Other villagers who had traveled the same route joined the conversation.
“We villagers are victims. I have been on the run, hiding [from] hostilities since I was a little girl,” said one middle-aged Karen woman. “In an accident, gunfire was exchanged in our village. I could see shells landing and bullets were flying around the village while I was running [for safety].”
The woman said the ethnic Karen people were accustomed to experiencing hostilities, but she expressed her desire for civilians to live in peace and safety.
“Sometimes, I want to let them [ethnic rebels and the Burma Army] fight until one group totally beats the others. I can be shot dead while running [for my life]. But, it doesn’t matter. If one becomes champion, then there is no group to keep resisting … so no more war,” said the woman.
“If they don’t completely beat one another, there is always the possibility of conflicts. And we always have to stay in fear,” she added.
Recent fighting in Karen and Mon states forced dozens of villagers to flee their homes and even cross into neighboring Thailand for safety. Some who hide in the jungle in Mon State are still too afraid of returning home, or to their fields to cultivate crops.
Observers said one cause of the ongoing armed conflict was the lack of a military code of conduct, an issue that is now being sidelined by the government peacemaking delegation in talks.

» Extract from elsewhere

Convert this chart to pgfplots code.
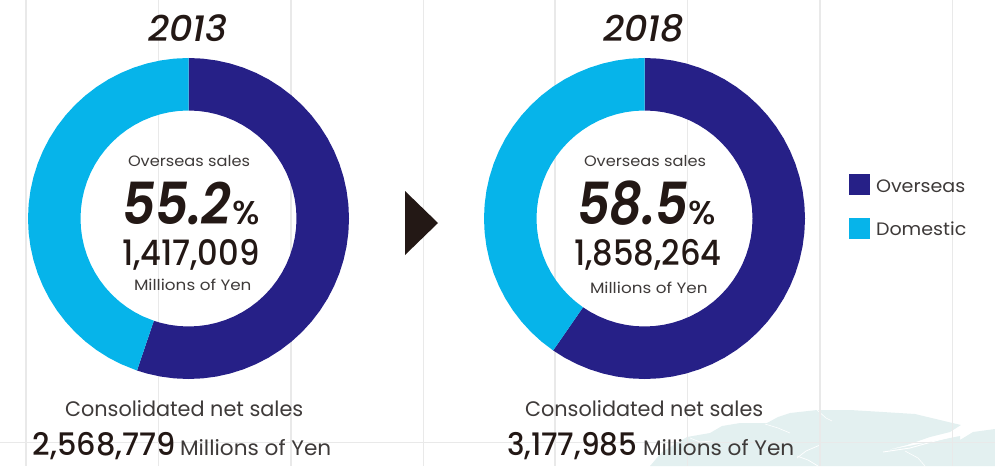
\documentclass[border=0pt]{standalone}
\usepackage{pgfplots}
\pgfplotsset{compat=1.18}
\usepackage{fontspec}
\setmainfont{Poppins}
\newfontfamily\pmed{Poppins Medium}
\newfontfamily\pmedit{Poppins Medium Italic}
\newfontfamily\psemi{Poppins SemiBold Italic}
\definecolor{navy}{HTML}{262087}
\definecolor{cyan1}{HTML}{06B4EA}
\definecolor{ink}{HTML}{231815}
\definecolor{txt}{HTML}{3E3A39}
\definecolor{gridc}{HTML}{E9E9E9}
\definecolor{mapc}{HTML}{E3F0F0}
\pgfplotsset{
 page axis/.style={at={(0,0)},anchor=south west,scale only axis,width=995pt,height=466pt,
  xmin=0,xmax=995,ymin=0,ymax=466,y dir=reverse,hide axis},
 ring axis/.style={anchor=center,scale only axis,width=321pt,height=321pt,
  xmin=-160.5,xmax=160.5,ymin=-160.5,ymax=160.5,hide axis,clip=false}
}
\newcommand{\tx}[6][txt]{\node[anchor=base west,inner sep=0pt,outer sep=0pt,text=#1] at (axis cs:#2,#3) {\scalebox{#5}[1]{\fontsize{#4}{#4}\selectfont #6}};}
\begin{document}
\begin{tikzpicture}[x=1pt,y=1pt]
\path[use as bounding box] (0,0) rectangle (995,466);
\begin{axis}[page axis]
\addplot[fill=mapc,draw=none] coordinates {(650,466)(662,452)(687,437)(710,433)(722,426)(740,423)(767,423)(778,417)(790,413)(817,410)(850,410)(883,412)(915,414)(940,420)(961,425)(950,432)(930,437)(907,445)(883,451)(960,436)(960,440)(973,432)(995,429)(995,466)} --cycle;
\addplot[white,line width=0.9pt] coordinates {(883,452)(910,448)(935,441)(962,434)};
\addplot[white,line width=0.7pt] coordinates {(797,458)(806,451)(820,445)};
\addplot[white,line width=0.7pt] coordinates {(797,456)(808,460)(818,466)};
\addplot[white,line width=0.6pt] coordinates {(817,410)(826,418)(832,421)};
\addplot[white,line width=0.6pt] coordinates {(765,424)(778,428)(790,433)};
\addplot[white,line width=0.6pt] coordinates {(905,451)(918,458)(925,466)};
\addplot[white,line width=0.6pt] coordinates {(690,438)(700,442)(712,441)};
\addplot[gridc,line width=1.4pt] coordinates {(26,0)(26,466)};
\addplot[gridc,line width=1.4pt] coordinates {(158.6,0)(158.6,466)};
\addplot[gridc,line width=1.4pt] coordinates {(290.8,0)(290.8,466)};
\addplot[gridc,line width=1.4pt] coordinates {(423.2,0)(423.2,466)};
\addplot[gridc,line width=1.4pt] coordinates {(555,0)(555,466)};
\addplot[gridc,line width=1.4pt] coordinates {(687.3,0)(687.3,466)};
\addplot[gridc,line width=1.4pt] coordinates {(820,0)(820,466)};
\addplot[gridc,line width=1.4pt] coordinates {(952.6,0)(952.6,466)};
\addplot[gridc,line width=1.4pt] coordinates {(0,442.7)(995,442.7)};
\end{axis}
% 2013 ring
\begin{axis}[ring axis,at={(188.5,247.5)}]
\addplot[data cs=polar,fill=navy,draw=none] coordinates {
(90,160.5)(85,160.5)(80,160.5)(75,160.5)(70,160.5)(65,160.5)(60,160.5)(55,160.5)(50,160.5)(45,160.5)(40,160.5)(35,160.5)(30,160.5)(25,160.5)(20,160.5)(15,160.5)(10,160.5)(5,160.5)(0,160.5)(-5,160.5)(-10,160.5)(-15,160.5)(-20,160.5)(-25,160.5)(-30,160.5)(-35,160.5)(-40,160.5)(-45,160.5)(-50,160.5)(-55,160.5)(-60,160.5)(-65,160.5)(-70,160.5)(-75,160.5)(-80,160.5)(-85,160.5)(-90,160.5)(-95,160.5)(-100,160.5)(-105,160.5)(-108.72,160.5)
(-108.72,108)(-105,108)(-100,108)(-95,108)(-90,108)(-85,108)(-80,108)(-75,108)(-70,108)(-65,108)(-60,108)(-55,108)(-50,108)(-45,108)(-40,108)(-35,108)(-30,108)(-25,108)(-20,108)(-15,108)(-10,108)(-5,108)(0,108)(5,108)(10,108)(15,108)(20,108)(25,108)(30,108)(35,108)(40,108)(45,108)(50,108)(55,108)(60,108)(65,108)(70,108)(75,108)(80,108)(85,108)(90,108)} --cycle;
\addplot[data cs=polar,fill=cyan1,draw=none] coordinates {
(-108.72,160.5)(-115,160.5)(-120,160.5)(-125,160.5)(-130,160.5)(-135,160.5)(-140,160.5)(-145,160.5)(-150,160.5)(-155,160.5)(-160,160.5)(-165,160.5)(-170,160.5)(-175,160.5)(-180,160.5)(-185,160.5)(-190,160.5)(-195,160.5)(-200,160.5)(-205,160.5)(-210,160.5)(-215,160.5)(-220,160.5)(-225,160.5)(-230,160.5)(-235,160.5)(-240,160.5)(-245,160.5)(-250,160.5)(-255,160.5)(-260,160.5)(-265,160.5)(-270,160.5)
(-270,108)(-265,108)(-260,108)(-255,108)(-250,108)(-245,108)(-240,108)(-235,108)(-230,108)(-225,108)(-220,108)(-215,108)(-210,108)(-205,108)(-200,108)(-195,108)(-190,108)(-185,108)(-180,108)(-175,108)(-170,108)(-165,108)(-160,108)(-155,108)(-150,108)(-145,108)(-140,108)(-135,108)(-130,108)(-125,108)(-120,108)(-115,108)(-108.72,108)} --cycle;
\end{axis}
% 2018 ring
\begin{axis}[ring axis,at={(644.5,247.5)}]
\addplot[data cs=polar,fill=navy,draw=none] coordinates {
(90,160.5)(85,160.5)(80,160.5)(75,160.5)(70,160.5)(65,160.5)(60,160.5)(55,160.5)(50,160.5)(45,160.5)(40,160.5)(35,160.5)(30,160.5)(25,160.5)(20,160.5)(15,160.5)(10,160.5)(5,160.5)(0,160.5)(-5,160.5)(-10,160.5)(-15,160.5)(-20,160.5)(-25,160.5)(-30,160.5)(-35,160.5)(-40,160.5)(-45,160.5)(-50,160.5)(-55,160.5)(-60,160.5)(-65,160.5)(-70,160.5)(-75,160.5)(-80,160.5)(-85,160.5)(-90,160.5)(-95,160.5)(-100,160.5)(-105,160.5)(-110,160.5)(-115,160.5)(-120,160.5)(-124.7,160.5)
(-124.7,108)(-120,108)(-115,108)(-110,108)(-105,108)(-100,108)(-95,108)(-90,108)(-85,108)(-80,108)(-75,108)(-70,108)(-65,108)(-60,108)(-55,108)(-50,108)(-45,108)(-40,108)(-35,108)(-30,108)(-25,108)(-20,108)(-15,108)(-10,108)(-5,108)(0,108)(5,108)(10,108)(15,108)(20,108)(25,108)(30,108)(35,108)(40,108)(45,108)(50,108)(55,108)(60,108)(65,108)(70,108)(75,108)(80,108)(85,108)(90,108)} --cycle;
\addplot[data cs=polar,fill=cyan1,draw=none] coordinates {
(-124.7,160.5)(-130,160.5)(-135,160.5)(-140,160.5)(-145,160.5)(-150,160.5)(-155,160.5)(-160,160.5)(-165,160.5)(-170,160.5)(-175,160.5)(-180,160.5)(-185,160.5)(-190,160.5)(-195,160.5)(-200,160.5)(-205,160.5)(-210,160.5)(-215,160.5)(-220,160.5)(-225,160.5)(-230,160.5)(-235,160.5)(-240,160.5)(-245,160.5)(-250,160.5)(-255,160.5)(-260,160.5)(-265,160.5)(-270,160.5)
(-270,108)(-265,108)(-260,108)(-255,108)(-250,108)(-245,108)(-240,108)(-235,108)(-230,108)(-225,108)(-220,108)(-215,108)(-210,108)(-205,108)(-200,108)(-195,108)(-190,108)(-185,108)(-180,108)(-175,108)(-170,108)(-165,108)(-160,108)(-155,108)(-150,108)(-145,108)(-140,108)(-135,108)(-130,108)(-124.7,108)} --cycle;
\end{axis}
% overlay
\begin{axis}[page axis]
\addplot[fill=ink,draw=none] coordinates {(405,191)(438,223)(405,255)} --cycle;
\addplot[fill=navy,draw=none] coordinates {(849,174)(870,174)(870,195)(849,195)} --cycle;
\addplot[fill=cyan1,draw=none] coordinates {(849,218)(870,218)(870,239)(849,239)} --cycle;
\tx[ink]{148}{41}{36}{1.02}{\pmedit 2013}
\tx[ink]{603}{41}{36}{1.02}{\pmedit 2018}
\tx{128}{166}{15}{1.08}{Overseas sales}
\tx{584}{166}{15}{1.08}{Overseas sales}
\tx[ink]{122}{224}{58}{0.89}{\psemi 55.2}
\tx[ink]{232}{224}{33}{1.05}{\pmed \%}
\tx[ink]{577}{224}{58}{0.88}{\psemi 58.5}
\tx[ink]{688}{224}{33}{1.05}{\pmed \%}
\tx[ink]{122}{265}{35}{0.92}{\pmed 1,417,009}
\tx[ink]{574}{265}{35}{0.92}{\pmed 1,858,264}
\tx{134}{290}{15}{1.12}{Millions of Yen}
\tx{590}{293}{15}{1.12}{Millions of Yen}
\tx{65}{416}{21}{0.99}{Consolidated net sales}
\tx{525}{416}{21}{0.99}{Consolidated net sales}
\tx[ink]{33}{455}{31}{0.98}{\pmed 2,568,779}
\tx{180}{455}{21}{1.03}{Millions of Yen}
\tx[ink]{507}{455}{31}{0.95}{\pmed 3,177,985}
\tx{643}{455}{21}{1.03}{Millions of Yen}
\tx{876}{192}{18}{1.06}{Overseas}
\tx{876}{235}{18}{1.06}{Domestic}
\end{axis}
\end{tikzpicture}
\end{document}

“We still have the code of conduct issue to discuss, but they [the government] proposed not to discuss this issue first because this issue could delay a peace agreement,” said Nai Hong Sar, head of the Nationwide Ceasefire Coordination Team (NCCT), a working committee that combines 16 ethnic armed groups.
On Sept. 9, clashes broke out between the government army and the Karen National Union (KNU), the largest Karen armed group, whose leaders maintain good ties with the government. One Burmese soldier died. Government troops clashed with KNU troops again on Sept. 27, killing one KNU soldier in Kyaukgyi Township, Pegu Division, which is under KNU control.
All these incidents transpired as government troops patrolled in KNU-controlled areas without informing the rebel armed group in advance, evidence of the lack of coordination and communication between opposing troops on the ground.
Naw K’nyaw Paw, secretary of the Karen Women Organization (KWO), said that a code of conduct should be prioritized.
“What we worry about the most is the lack of a code of conduct [in the peace process]. We support ceasefires. But we think a code of conduct should be prioritized as we think it will prevent tension and conflicts,” said K’nyaw Paw.
“As there is no such mechanism, clashes can happen easily. And finally, civilians are the victims and they don’t even know who to blame. So, we think the government should seriously think about it,” she added.
Ethnic observers said that a nationwide ceasefire agreement, without implementing mechanisms to consolidate the ceasefire process, would be more like a piece of signed paper than a peace that protects civilians from harm, fear and abuses.
“They [government and ethnic groups] signed several bilateral agreements alreadym, but none of these included a code of conduct,” said K’nyaw Paw. “The KNU proposed it, but the government asked them to work on a better one. They are negotiating for words and terms but they still can’t move forward [with it].”